REQUIRED WORK: Extract every line below that contains the word "React".

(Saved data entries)
>> BEGIN
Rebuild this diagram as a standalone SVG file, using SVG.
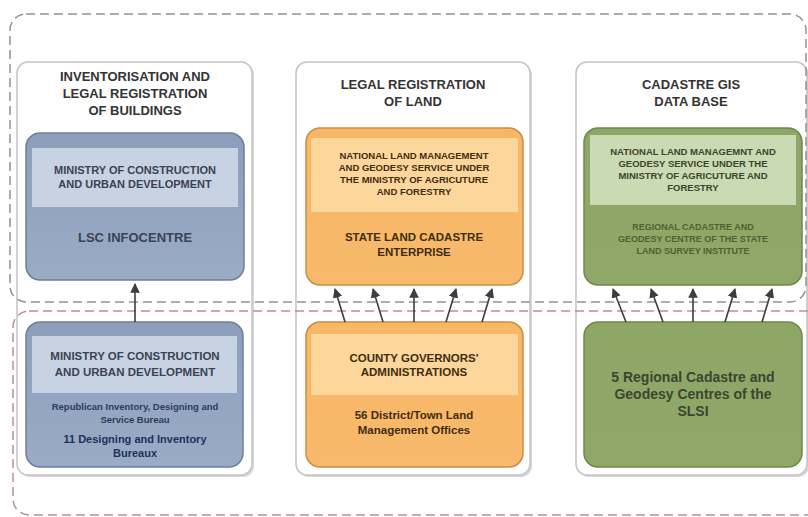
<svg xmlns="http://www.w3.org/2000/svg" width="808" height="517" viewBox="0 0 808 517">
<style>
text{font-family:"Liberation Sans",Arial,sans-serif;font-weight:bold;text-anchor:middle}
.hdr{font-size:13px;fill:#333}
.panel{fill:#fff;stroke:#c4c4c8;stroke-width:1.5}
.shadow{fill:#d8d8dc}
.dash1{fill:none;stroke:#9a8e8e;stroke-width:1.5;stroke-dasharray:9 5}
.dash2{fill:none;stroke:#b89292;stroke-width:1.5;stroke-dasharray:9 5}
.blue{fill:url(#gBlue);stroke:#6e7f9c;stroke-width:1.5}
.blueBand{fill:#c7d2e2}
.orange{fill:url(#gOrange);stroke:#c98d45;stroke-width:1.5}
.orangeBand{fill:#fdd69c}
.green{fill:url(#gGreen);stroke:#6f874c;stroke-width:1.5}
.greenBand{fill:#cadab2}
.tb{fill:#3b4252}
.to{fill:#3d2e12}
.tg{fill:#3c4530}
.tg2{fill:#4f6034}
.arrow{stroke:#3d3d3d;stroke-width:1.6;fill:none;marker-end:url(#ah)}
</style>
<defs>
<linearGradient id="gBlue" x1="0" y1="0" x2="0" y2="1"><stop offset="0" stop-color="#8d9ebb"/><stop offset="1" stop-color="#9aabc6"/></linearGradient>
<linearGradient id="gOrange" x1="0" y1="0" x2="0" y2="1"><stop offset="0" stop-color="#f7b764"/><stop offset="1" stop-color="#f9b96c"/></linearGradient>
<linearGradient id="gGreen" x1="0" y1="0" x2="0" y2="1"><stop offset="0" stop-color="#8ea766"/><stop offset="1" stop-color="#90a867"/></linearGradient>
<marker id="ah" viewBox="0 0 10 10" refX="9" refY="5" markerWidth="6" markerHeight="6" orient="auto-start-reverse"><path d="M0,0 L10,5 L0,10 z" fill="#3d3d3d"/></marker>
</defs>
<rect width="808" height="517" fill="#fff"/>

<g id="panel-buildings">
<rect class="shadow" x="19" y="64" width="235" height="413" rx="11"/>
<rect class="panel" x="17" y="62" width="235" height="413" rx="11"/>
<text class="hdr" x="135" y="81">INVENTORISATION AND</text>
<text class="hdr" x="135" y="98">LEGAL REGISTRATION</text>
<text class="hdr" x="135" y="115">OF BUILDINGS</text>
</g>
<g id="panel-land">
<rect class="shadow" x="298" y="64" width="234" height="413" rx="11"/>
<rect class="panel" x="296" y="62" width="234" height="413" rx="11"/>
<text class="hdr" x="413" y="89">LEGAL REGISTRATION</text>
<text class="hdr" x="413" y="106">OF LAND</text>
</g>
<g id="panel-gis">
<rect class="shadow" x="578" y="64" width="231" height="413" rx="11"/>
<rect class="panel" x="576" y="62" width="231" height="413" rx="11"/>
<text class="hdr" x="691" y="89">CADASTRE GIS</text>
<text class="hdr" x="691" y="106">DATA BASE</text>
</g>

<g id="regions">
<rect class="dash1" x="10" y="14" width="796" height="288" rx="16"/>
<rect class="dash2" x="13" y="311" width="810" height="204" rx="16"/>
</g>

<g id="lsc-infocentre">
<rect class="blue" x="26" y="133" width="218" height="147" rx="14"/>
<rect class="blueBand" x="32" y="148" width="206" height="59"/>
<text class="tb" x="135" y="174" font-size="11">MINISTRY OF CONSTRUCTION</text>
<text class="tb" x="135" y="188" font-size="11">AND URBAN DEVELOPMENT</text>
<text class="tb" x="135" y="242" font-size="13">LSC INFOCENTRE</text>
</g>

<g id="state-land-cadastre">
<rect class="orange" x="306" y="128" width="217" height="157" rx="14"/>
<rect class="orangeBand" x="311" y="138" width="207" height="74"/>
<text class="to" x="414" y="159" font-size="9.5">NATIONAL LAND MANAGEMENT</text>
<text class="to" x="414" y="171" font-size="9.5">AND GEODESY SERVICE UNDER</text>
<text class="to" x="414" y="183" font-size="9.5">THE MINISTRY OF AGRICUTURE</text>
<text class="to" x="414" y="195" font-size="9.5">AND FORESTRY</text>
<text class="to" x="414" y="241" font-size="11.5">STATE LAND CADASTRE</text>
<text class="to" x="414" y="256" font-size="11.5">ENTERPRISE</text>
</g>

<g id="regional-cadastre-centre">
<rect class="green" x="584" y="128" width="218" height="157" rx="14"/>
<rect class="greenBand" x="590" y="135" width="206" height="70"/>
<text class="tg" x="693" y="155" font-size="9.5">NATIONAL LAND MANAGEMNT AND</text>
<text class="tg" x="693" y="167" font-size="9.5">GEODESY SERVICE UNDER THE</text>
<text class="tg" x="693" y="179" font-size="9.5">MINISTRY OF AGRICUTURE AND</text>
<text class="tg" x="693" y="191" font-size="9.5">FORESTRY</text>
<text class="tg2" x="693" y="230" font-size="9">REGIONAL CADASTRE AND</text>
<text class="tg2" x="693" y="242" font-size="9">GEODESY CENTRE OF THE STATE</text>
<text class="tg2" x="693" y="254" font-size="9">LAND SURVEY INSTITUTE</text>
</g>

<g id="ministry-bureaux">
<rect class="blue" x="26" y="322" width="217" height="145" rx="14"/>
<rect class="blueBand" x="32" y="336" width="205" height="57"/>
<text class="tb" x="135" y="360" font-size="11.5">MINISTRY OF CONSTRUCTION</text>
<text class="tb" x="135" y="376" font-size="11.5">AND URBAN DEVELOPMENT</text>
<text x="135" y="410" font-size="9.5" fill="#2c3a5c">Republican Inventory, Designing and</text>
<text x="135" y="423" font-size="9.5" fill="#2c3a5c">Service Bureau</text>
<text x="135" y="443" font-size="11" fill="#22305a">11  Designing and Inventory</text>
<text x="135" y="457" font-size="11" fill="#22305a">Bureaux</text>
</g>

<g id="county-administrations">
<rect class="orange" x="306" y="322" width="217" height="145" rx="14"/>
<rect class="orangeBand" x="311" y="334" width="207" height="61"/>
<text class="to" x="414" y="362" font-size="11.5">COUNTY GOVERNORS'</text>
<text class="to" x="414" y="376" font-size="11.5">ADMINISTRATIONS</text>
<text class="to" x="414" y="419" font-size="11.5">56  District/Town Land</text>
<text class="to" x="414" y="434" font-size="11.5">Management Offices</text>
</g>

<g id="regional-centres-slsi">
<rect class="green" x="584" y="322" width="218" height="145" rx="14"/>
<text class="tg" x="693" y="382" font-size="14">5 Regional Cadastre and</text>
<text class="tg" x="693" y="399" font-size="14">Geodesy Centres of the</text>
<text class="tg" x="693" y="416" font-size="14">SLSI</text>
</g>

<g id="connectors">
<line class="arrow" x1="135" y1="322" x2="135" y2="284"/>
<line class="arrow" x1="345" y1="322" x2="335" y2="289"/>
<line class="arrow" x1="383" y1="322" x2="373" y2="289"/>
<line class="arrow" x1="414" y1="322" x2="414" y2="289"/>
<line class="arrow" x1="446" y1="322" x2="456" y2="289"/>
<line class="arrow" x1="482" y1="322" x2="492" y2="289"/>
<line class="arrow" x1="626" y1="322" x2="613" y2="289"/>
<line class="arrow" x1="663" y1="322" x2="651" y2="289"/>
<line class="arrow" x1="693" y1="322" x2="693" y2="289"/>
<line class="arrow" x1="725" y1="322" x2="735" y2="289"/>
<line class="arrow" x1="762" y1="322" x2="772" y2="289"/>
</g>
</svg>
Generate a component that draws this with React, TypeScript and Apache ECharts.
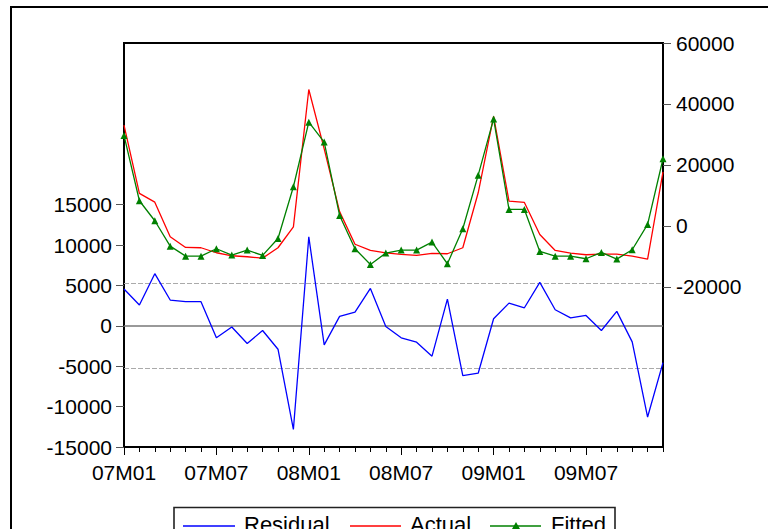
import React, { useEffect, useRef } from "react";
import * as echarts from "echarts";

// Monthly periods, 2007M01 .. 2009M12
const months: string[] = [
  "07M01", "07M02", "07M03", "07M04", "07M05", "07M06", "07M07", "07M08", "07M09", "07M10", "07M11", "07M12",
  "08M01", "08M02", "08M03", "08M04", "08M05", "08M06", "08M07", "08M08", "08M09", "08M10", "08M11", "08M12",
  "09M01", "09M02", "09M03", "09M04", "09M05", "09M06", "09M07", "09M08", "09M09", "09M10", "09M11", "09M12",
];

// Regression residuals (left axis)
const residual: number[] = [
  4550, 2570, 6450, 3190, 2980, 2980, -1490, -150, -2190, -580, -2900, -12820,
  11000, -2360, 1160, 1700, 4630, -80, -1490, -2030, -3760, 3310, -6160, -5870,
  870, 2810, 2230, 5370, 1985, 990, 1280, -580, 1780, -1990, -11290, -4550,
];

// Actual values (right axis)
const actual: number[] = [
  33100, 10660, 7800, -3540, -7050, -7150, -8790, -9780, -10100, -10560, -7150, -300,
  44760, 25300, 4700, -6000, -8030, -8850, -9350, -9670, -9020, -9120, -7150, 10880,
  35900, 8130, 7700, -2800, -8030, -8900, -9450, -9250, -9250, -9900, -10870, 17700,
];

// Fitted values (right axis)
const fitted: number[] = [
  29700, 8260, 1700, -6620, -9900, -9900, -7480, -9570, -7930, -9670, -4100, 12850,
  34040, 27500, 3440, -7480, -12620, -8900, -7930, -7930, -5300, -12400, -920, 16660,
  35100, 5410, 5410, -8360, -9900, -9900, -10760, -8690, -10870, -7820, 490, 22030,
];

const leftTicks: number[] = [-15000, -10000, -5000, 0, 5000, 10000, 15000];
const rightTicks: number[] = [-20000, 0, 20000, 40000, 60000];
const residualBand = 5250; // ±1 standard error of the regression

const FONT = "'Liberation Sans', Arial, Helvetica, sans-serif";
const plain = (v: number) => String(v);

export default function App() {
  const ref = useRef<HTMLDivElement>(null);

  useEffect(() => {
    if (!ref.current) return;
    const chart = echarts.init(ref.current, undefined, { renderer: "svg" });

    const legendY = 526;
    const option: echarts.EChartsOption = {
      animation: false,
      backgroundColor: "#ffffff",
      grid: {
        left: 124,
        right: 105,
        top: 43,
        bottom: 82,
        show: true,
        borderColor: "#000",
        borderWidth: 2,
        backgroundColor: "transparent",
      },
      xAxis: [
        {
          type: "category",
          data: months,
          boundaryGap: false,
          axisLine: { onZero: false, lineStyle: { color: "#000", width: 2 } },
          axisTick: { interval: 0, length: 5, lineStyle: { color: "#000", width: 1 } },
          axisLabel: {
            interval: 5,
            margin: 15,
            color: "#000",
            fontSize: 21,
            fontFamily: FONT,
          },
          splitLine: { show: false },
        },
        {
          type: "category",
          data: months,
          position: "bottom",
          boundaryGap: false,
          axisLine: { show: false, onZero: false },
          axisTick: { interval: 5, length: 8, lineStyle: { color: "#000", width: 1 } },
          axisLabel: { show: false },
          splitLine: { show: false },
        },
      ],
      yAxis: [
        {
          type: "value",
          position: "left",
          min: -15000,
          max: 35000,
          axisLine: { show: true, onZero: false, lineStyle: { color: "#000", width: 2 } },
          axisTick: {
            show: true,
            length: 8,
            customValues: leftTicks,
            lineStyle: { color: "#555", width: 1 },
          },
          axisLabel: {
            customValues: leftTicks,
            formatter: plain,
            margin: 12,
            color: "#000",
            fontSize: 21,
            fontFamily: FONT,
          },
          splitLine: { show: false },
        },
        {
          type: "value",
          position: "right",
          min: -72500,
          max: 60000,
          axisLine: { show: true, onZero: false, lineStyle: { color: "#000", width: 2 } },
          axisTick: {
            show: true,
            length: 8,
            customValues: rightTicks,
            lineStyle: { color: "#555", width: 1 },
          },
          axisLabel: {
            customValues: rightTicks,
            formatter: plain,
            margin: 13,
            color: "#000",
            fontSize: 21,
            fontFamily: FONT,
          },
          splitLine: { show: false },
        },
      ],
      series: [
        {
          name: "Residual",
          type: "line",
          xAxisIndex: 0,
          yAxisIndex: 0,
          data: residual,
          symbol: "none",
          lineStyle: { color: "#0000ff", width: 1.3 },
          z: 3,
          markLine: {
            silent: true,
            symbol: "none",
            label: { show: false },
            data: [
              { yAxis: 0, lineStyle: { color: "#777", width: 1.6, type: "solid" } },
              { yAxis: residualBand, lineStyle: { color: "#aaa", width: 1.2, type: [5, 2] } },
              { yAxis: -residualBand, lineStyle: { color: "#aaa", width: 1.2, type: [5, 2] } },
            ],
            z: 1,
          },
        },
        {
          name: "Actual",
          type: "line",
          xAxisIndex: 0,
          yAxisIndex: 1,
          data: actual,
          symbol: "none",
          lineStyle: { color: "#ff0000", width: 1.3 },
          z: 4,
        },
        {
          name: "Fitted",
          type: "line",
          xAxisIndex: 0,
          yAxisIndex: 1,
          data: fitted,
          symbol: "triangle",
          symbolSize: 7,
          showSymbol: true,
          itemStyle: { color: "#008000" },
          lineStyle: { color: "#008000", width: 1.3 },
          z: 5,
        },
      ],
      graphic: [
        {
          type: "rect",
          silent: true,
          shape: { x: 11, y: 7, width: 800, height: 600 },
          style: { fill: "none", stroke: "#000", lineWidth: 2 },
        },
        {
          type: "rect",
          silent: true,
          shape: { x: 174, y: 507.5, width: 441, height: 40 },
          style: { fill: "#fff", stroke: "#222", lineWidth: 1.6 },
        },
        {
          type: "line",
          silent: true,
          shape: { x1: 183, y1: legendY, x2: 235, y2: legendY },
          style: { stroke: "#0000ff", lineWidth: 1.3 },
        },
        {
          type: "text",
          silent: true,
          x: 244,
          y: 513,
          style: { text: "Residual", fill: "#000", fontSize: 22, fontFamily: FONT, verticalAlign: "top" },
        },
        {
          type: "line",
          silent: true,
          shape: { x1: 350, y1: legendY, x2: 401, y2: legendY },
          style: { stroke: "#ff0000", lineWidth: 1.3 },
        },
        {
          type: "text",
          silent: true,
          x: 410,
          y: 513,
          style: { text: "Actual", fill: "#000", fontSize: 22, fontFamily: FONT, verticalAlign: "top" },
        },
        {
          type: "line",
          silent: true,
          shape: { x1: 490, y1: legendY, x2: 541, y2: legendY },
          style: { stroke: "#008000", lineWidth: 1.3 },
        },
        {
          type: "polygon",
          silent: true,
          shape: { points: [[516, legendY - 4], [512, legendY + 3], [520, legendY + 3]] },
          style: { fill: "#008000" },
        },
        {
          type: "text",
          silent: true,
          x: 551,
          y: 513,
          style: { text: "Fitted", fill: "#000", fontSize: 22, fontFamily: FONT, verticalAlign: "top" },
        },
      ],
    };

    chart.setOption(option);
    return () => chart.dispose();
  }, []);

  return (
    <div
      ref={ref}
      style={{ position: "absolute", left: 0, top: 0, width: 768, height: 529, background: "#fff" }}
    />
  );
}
>> END
PROBLEM SOLUTION:
Generate a component that draws this with React, TypeScript and Apache ECharts.
import React, { useEffect, useRef } from "react";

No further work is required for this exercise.